:: PROBLEM REQUIREMENTS ::
Reproduce the listing below exactly, beginning with its first line and ending with the line that holds "const aLower = [0.545, 0.49, 0.435, 0.365, 0.225, 0.03, -0.19];"; pictures are not part of the copy.

:: RECORDS FOR THIS EXERCISE ::
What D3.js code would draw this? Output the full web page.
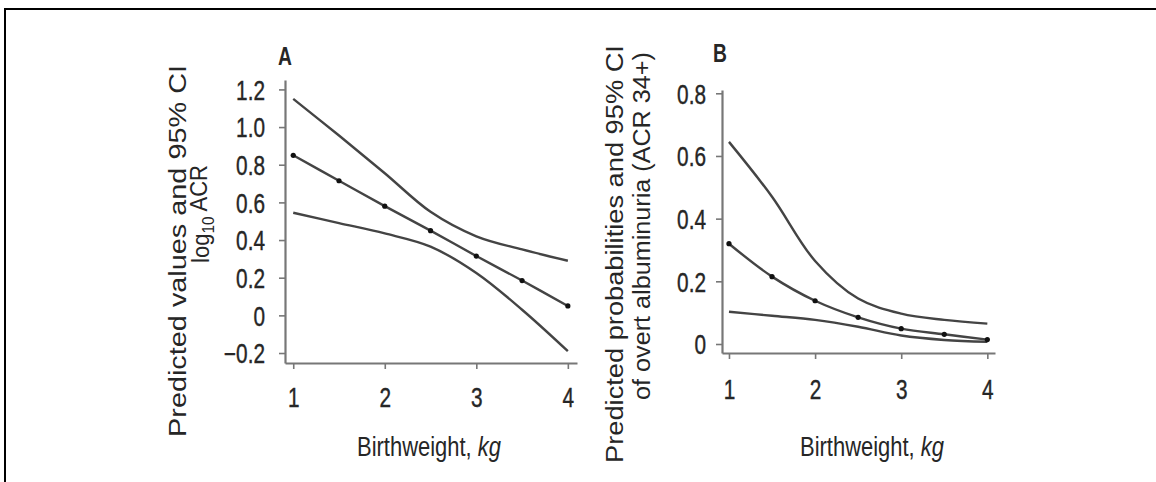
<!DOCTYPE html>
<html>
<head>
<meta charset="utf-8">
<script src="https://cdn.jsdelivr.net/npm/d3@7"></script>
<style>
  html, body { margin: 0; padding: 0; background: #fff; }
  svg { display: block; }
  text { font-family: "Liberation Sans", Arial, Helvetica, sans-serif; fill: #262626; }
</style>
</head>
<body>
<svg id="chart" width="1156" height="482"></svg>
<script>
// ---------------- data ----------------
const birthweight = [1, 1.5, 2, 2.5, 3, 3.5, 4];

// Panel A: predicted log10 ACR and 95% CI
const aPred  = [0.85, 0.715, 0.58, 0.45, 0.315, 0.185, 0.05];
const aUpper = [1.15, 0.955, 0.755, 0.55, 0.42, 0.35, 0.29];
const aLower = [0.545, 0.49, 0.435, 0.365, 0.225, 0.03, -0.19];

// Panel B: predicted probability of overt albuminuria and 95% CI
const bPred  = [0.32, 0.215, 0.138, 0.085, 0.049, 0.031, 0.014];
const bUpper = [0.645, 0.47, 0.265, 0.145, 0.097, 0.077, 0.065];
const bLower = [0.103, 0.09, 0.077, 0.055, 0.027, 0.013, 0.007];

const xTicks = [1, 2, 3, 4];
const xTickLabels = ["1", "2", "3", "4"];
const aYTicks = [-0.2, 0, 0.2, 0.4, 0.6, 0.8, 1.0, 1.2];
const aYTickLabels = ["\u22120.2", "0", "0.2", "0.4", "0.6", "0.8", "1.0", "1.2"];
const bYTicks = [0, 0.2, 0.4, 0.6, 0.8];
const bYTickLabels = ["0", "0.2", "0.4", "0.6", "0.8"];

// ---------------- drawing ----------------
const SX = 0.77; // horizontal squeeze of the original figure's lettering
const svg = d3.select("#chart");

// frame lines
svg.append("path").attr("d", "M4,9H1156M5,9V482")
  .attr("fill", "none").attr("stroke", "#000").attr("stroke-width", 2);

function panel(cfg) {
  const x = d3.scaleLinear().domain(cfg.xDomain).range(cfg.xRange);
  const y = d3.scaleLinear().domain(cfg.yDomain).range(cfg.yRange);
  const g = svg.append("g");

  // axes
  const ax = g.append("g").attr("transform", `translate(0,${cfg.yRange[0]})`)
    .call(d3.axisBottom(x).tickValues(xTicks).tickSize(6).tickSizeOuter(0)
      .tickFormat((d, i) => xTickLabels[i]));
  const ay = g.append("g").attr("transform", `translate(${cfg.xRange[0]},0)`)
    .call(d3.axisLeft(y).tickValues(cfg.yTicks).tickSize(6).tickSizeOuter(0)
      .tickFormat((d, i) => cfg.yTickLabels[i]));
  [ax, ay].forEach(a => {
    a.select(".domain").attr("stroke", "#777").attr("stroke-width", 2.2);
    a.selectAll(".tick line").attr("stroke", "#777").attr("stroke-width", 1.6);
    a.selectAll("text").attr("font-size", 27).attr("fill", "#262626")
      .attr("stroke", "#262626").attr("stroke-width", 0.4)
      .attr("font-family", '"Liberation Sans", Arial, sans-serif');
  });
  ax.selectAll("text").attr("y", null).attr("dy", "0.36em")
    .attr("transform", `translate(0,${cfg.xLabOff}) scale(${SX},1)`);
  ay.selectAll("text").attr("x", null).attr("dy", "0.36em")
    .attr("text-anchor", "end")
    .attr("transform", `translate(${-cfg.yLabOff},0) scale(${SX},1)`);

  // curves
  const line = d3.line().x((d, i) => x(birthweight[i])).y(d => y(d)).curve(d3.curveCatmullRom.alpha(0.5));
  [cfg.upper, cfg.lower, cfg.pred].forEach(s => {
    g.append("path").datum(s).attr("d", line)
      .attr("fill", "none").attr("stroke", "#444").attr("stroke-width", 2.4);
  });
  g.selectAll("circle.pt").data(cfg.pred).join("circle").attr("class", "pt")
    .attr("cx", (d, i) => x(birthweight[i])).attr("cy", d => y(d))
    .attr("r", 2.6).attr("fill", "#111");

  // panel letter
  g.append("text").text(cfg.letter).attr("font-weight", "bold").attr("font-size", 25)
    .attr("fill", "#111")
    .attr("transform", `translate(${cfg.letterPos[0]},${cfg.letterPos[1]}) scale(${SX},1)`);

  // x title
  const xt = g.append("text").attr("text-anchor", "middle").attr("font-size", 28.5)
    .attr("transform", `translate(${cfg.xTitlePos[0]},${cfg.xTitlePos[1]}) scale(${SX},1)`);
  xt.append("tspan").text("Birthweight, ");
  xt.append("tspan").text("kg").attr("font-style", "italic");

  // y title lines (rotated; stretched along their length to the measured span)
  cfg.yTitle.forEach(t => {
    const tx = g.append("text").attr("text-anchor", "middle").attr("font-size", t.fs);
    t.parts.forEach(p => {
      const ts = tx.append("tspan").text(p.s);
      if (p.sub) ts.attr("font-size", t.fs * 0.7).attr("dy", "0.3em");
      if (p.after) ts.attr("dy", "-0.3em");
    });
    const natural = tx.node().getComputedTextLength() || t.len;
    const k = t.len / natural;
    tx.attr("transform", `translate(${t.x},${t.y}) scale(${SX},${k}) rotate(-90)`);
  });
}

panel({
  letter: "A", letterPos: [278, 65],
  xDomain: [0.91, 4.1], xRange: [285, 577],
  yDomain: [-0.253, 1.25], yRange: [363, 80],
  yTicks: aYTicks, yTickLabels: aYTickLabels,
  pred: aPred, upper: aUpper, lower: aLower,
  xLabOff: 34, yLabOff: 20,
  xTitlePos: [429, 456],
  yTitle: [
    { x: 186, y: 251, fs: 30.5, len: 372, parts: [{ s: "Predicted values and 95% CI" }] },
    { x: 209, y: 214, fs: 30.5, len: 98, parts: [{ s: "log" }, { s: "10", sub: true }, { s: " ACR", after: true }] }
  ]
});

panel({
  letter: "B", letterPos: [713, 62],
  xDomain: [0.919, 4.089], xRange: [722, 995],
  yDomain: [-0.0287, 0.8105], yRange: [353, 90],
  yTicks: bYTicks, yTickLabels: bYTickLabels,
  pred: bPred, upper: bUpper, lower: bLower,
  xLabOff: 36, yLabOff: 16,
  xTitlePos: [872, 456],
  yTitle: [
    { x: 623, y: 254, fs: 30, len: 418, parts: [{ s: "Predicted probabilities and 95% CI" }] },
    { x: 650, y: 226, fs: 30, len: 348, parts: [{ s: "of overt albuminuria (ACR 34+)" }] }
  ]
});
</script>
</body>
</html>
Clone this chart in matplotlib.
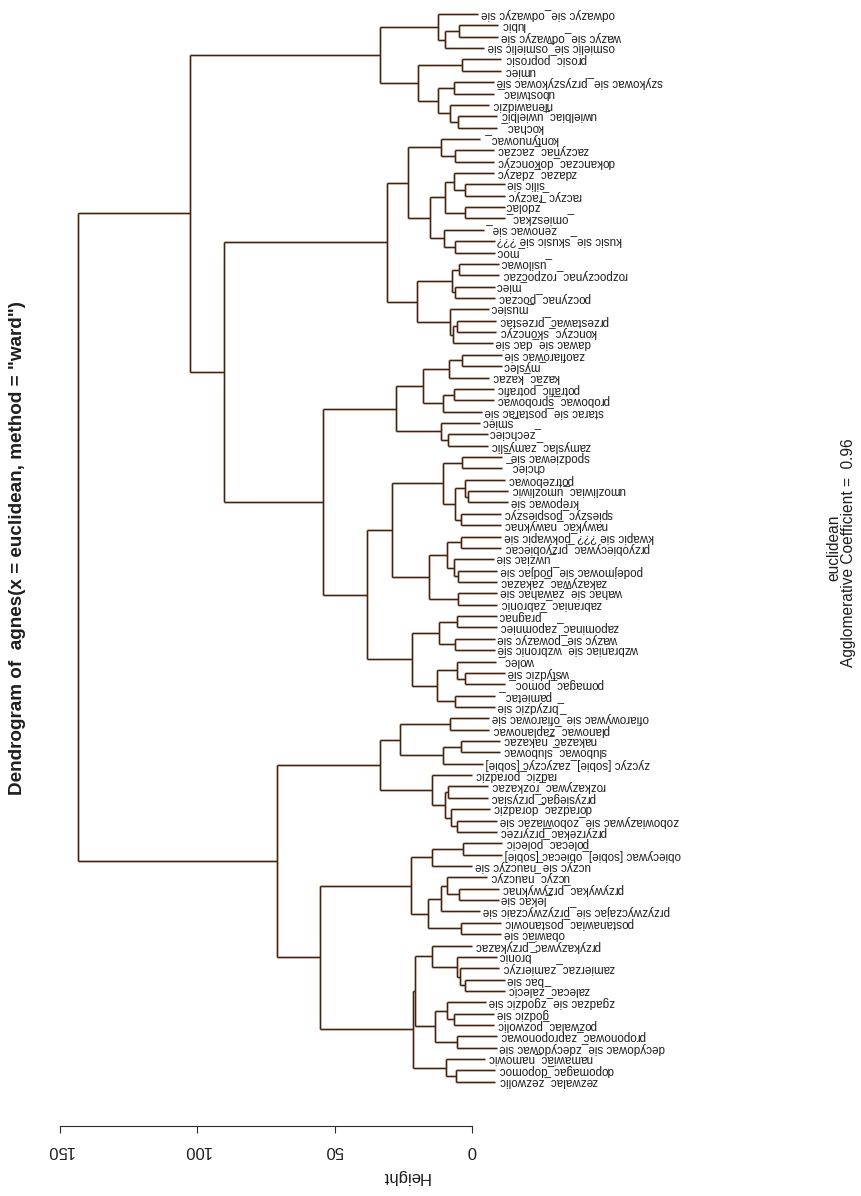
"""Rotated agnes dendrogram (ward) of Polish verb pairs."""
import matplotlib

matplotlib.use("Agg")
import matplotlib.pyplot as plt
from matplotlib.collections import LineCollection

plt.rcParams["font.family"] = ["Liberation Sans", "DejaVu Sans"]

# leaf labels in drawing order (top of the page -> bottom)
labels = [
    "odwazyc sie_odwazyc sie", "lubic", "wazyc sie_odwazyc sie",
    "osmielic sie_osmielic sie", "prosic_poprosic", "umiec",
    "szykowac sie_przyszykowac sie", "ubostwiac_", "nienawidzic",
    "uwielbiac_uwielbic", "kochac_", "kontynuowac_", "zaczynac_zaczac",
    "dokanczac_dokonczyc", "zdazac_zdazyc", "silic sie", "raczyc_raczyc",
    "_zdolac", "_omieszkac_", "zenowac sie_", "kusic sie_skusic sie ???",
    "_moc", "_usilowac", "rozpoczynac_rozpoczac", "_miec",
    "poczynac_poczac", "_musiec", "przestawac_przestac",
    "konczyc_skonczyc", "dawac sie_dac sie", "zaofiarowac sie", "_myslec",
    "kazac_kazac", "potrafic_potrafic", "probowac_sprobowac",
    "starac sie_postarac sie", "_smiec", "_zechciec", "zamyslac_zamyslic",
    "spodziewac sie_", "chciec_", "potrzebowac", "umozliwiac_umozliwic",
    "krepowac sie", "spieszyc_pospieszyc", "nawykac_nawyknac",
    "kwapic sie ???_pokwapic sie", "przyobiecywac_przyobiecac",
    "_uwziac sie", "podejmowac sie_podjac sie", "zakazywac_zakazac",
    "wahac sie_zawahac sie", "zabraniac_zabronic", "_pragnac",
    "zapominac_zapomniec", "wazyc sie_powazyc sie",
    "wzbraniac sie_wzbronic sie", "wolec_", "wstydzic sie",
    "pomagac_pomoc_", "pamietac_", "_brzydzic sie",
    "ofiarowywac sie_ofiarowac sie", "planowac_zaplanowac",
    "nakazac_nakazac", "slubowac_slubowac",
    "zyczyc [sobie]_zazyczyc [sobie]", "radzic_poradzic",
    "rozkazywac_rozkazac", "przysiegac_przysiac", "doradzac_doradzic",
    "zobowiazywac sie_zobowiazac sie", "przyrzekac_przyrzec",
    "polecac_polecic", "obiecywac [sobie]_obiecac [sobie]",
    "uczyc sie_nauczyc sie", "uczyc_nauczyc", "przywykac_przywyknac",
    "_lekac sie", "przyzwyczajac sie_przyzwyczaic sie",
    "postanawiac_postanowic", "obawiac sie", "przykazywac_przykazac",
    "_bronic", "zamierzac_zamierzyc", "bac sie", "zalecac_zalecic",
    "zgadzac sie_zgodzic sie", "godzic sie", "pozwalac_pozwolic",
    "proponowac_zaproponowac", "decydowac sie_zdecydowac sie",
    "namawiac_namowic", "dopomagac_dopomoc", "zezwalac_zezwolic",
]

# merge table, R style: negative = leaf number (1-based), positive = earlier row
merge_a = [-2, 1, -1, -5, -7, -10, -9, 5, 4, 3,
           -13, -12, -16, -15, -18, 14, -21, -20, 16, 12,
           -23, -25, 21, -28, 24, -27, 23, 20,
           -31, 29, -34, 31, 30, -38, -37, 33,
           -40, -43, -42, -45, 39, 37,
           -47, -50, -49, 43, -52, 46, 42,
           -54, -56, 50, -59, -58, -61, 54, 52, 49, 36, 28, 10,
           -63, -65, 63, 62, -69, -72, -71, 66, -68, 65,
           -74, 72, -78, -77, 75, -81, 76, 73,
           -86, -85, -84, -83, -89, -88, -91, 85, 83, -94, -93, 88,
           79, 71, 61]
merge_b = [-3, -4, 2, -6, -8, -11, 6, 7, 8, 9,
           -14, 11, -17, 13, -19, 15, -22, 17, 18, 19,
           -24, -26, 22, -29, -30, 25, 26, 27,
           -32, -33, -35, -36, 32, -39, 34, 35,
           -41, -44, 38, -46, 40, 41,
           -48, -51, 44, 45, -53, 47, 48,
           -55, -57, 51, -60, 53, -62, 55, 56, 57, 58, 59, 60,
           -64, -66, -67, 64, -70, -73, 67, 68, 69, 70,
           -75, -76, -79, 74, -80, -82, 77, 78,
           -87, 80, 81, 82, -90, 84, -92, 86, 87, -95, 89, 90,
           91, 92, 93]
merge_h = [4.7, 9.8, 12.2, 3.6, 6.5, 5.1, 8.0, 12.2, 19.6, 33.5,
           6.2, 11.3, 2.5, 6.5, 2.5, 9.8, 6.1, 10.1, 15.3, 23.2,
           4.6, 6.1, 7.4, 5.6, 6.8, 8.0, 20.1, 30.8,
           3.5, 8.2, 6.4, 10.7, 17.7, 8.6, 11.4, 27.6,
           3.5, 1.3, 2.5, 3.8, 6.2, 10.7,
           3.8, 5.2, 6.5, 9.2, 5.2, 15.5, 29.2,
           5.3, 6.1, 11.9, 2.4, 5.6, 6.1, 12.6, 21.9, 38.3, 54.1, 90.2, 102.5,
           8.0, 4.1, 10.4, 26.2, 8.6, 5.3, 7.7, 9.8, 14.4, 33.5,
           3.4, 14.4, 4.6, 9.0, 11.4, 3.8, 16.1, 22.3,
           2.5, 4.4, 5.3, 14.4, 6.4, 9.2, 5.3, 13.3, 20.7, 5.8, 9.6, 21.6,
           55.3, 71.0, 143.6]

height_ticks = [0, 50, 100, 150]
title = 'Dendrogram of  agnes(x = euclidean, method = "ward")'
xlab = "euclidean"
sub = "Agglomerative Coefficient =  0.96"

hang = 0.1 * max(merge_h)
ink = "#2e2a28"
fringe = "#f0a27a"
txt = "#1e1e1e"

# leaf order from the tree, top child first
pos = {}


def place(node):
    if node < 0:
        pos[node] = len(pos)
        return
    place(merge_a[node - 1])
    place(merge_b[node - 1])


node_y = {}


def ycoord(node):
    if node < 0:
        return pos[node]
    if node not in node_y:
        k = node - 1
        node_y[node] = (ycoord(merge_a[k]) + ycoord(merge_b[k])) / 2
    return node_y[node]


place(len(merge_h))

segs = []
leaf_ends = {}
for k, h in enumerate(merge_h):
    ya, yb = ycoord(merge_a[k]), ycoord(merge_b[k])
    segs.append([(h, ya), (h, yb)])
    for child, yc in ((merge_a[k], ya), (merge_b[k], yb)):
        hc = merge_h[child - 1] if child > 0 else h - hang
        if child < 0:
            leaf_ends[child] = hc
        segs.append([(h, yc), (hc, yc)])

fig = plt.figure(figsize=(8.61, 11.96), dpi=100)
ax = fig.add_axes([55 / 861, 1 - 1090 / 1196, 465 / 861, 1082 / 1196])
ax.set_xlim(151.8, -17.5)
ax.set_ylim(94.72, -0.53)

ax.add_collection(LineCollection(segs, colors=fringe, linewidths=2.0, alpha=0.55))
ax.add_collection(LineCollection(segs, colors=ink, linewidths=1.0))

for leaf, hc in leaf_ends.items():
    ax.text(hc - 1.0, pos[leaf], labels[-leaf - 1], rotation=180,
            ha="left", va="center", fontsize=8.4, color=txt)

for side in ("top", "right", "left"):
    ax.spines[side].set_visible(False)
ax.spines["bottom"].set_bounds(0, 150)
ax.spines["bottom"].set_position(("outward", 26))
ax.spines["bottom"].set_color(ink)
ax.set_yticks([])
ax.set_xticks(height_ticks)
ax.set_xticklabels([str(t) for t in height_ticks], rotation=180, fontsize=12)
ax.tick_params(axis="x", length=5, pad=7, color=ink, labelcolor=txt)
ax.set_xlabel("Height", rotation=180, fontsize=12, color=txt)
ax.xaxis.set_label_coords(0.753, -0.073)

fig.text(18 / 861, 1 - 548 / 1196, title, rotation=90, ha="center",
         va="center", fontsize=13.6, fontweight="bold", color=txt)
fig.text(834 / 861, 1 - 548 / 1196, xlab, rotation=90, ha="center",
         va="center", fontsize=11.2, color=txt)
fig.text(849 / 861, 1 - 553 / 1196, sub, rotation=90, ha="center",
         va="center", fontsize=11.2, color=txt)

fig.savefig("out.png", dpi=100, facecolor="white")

:: RESPONSE ::
What D3.js code would draw this? Output the full web page.
<!DOCTYPE html>
<html>
<head>
<meta charset="utf-8">
<script src="https://cdn.jsdelivr.net/npm/d3@7"></script>
<style>
  html, body { margin: 0; padding: 0; background: #fff; }
  svg { display: block; }
  text { font-family: "Liberation Sans", Arial, Helvetica, sans-serif; fill: #262626; }
</style>
</head>
<body>
<svg id="chart" width="1156" height="482"></svg>
<script>
// ---------------- data ----------------
const birthweight = [1, 1.5, 2, 2.5, 3, 3.5, 4];

// Panel A: predicted log10 ACR and 95% CI
const aPred  = [0.85, 0.715, 0.58, 0.45, 0.315, 0.185, 0.05];
const aUpper = [1.15, 0.955, 0.755, 0.55, 0.42, 0.35, 0.29];
const aLower = [0.545, 0.49, 0.435, 0.365, 0.225, 0.03, -0.19];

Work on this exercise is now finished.